The Saq Formation is the most important Paleozoic aquifer in central and northern Saudi Arabia. However, owing to the continued depletion of the aquifers and the great depths to which the aquifers are buried in undrilled/underexplored regions, the aquifers porosity and permeability are increasingly becoming an issue of concern. Here, we employed thin-section petrography, petrophysical measurements, X-ray diffraction and scanning electron microscopic analyses, and fluid inclusion microthermometry to investigate the composition and diagenetic evolution of the Saq sandstones. The results of this study indicate that the sandstones are mainly quartz arenite in composition, mostly well sorted, and ranged in grain size from silt to coarse-grained sandstones. We observed three diagenetic stages (early, middle, and late) that impacted the porosity evolution of the Saq sandstones. Mechanical compaction, formation of authigenic kaolinite, and infiltration of smectitic clays occurred during early shallow burial diagenesis.
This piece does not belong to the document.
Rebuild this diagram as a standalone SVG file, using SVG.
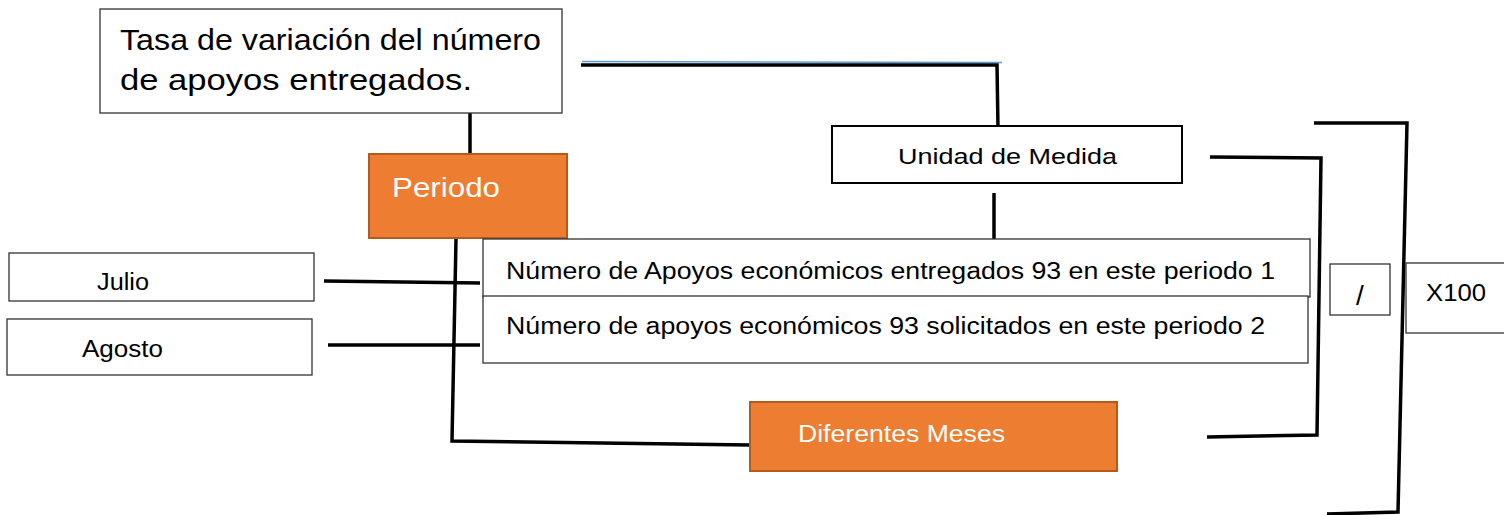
<svg xmlns="http://www.w3.org/2000/svg" width="1504" height="515" viewBox="0 0 1504 515">
<style>
.box{fill:#fff;stroke:#333;stroke-width:1.3}
.box2{fill:#fff;stroke:#000;stroke-width:2}
.org{fill:#ED7D31;stroke:#B35A1F;stroke-width:2}
.ar{font-family:"Liberation Sans",Arial,sans-serif}
.cb{font-family:"Liberation Sans",Arial,sans-serif;fill:#000}
.w{fill:#fff}
.cn{fill:none;stroke:#000;stroke-width:3.5;stroke-linejoin:miter}
</style>
<rect width="1504" height="515" fill="#fff"/>
<g id="connectors">
<line x1="582" y1="61.5" x2="1002" y2="62.5" stroke="#5B9BD5" stroke-width="1.5"/>
<polyline class="cn" points="581,65 997,65 998,129"/>
<line class="cn" x1="470" y1="100" x2="470" y2="153"/>
<line class="cn" x1="994" y1="193" x2="994" y2="250"/>
<polyline class="cn" points="456,239 452,441 750,445"/>
<line class="cn" x1="324" y1="281" x2="480" y2="283"/>
<line class="cn" x1="328" y1="345" x2="480" y2="345"/>
<polyline class="cn" points="1210,157 1321,158 1317,435 1207,437"/>
<polyline class="cn" points="1314,123 1407,123 1398,512 1327,514"/>
</g>
<g id="title">
<rect class="box" x="100" y="9" width="462" height="104"/>
<text class="ar" x="120" y="50" font-size="29" textLength="421" lengthAdjust="spacingAndGlyphs">Tasa de variación del número</text>
<text class="ar" x="120" y="90" font-size="29" textLength="352" lengthAdjust="spacingAndGlyphs">de apoyos entregados.</text>
</g>
<g id="periodo">
<rect class="org" x="369" y="154" width="198" height="84"/>
<text class="ar w" x="392" y="197" font-size="27" textLength="108" lengthAdjust="spacingAndGlyphs">Periodo</text>
</g>
<g id="unidad">
<rect class="box2" x="832" y="126" width="350" height="57"/>
<text class="cb" x="898" y="164" font-size="22" textLength="219" lengthAdjust="spacingAndGlyphs">Unidad de Medida</text>
</g>
<g id="numero1">
<rect class="box" x="483" y="239" width="827" height="58"/>
<text class="cb" x="506" y="279" font-size="23" textLength="769" lengthAdjust="spacingAndGlyphs">Número de Apoyos económicos entregados 93 en este periodo 1</text>
</g>
<g id="numero2">
<rect class="box" x="483" y="296" width="825" height="67"/>
<text class="cb" x="506" y="334" font-size="23" textLength="759" lengthAdjust="spacingAndGlyphs">Número de apoyos económicos 93 solicitados en este periodo 2</text>
</g>
<g id="julio">
<rect class="box" x="9" y="253" width="305" height="48"/>
<text class="cb" x="97" y="290" font-size="23" textLength="52" lengthAdjust="spacingAndGlyphs">Julio</text>
</g>
<g id="agosto">
<rect class="box" x="7" y="319" width="305" height="56"/>
<text class="cb" x="82" y="357" font-size="23" textLength="81" lengthAdjust="spacingAndGlyphs">Agosto</text>
</g>
<g id="diferentes">
<rect class="org" x="750" y="402" width="367" height="69"/>
<text class="cb w" x="798" y="442" font-size="23" textLength="207" lengthAdjust="spacingAndGlyphs">Diferentes Meses</text>
</g>
<g id="div">
<rect class="box" x="1330" y="264" width="60" height="51"/>
<text class="cb" x="1360" y="305" font-size="28" text-anchor="middle">/</text>
</g>
<g id="x100">
<rect class="box" x="1406" y="263" width="110" height="70"/>
<text class="cb" x="1426" y="301" font-size="24" textLength="60" lengthAdjust="spacingAndGlyphs">X100</text>
</g>
</svg>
The middle (deep-burial) diagenesis was dominated by mechanical and chemical compaction, formation of authigenic quartz overgrowths, transformation of kaolinite and smectite into illite, and precipitation of late calcite. The late (uplift-related) diagenesis resulted in the formation of authigenic kaolinite, dissolution of the late calcite, and the formation of predominantly pore-filling Fe-oxide (goethite) cement. Fluid inclusion results of this study show that quartz cement mostly formed at temperatures ranging between 151 °C and 175 °C and reached up to 272 °C, with, at least, two phases of overgrowth development. The overall high amounts of rigid grain contents (>65 %), low detrital matrix (<10 %), and coarser grain size have maintained the Saq sandstone quality (average permeability = 2100 mD) despite having been buried to great depths. The findings of this study provide useful insights into the diagenetic evolution of the Saq Formation, which has provided important input data for forward diagenetic modelling of their subsurface equivalent in Saudi Arabia and sandstones of similar depositional settings elsewhere.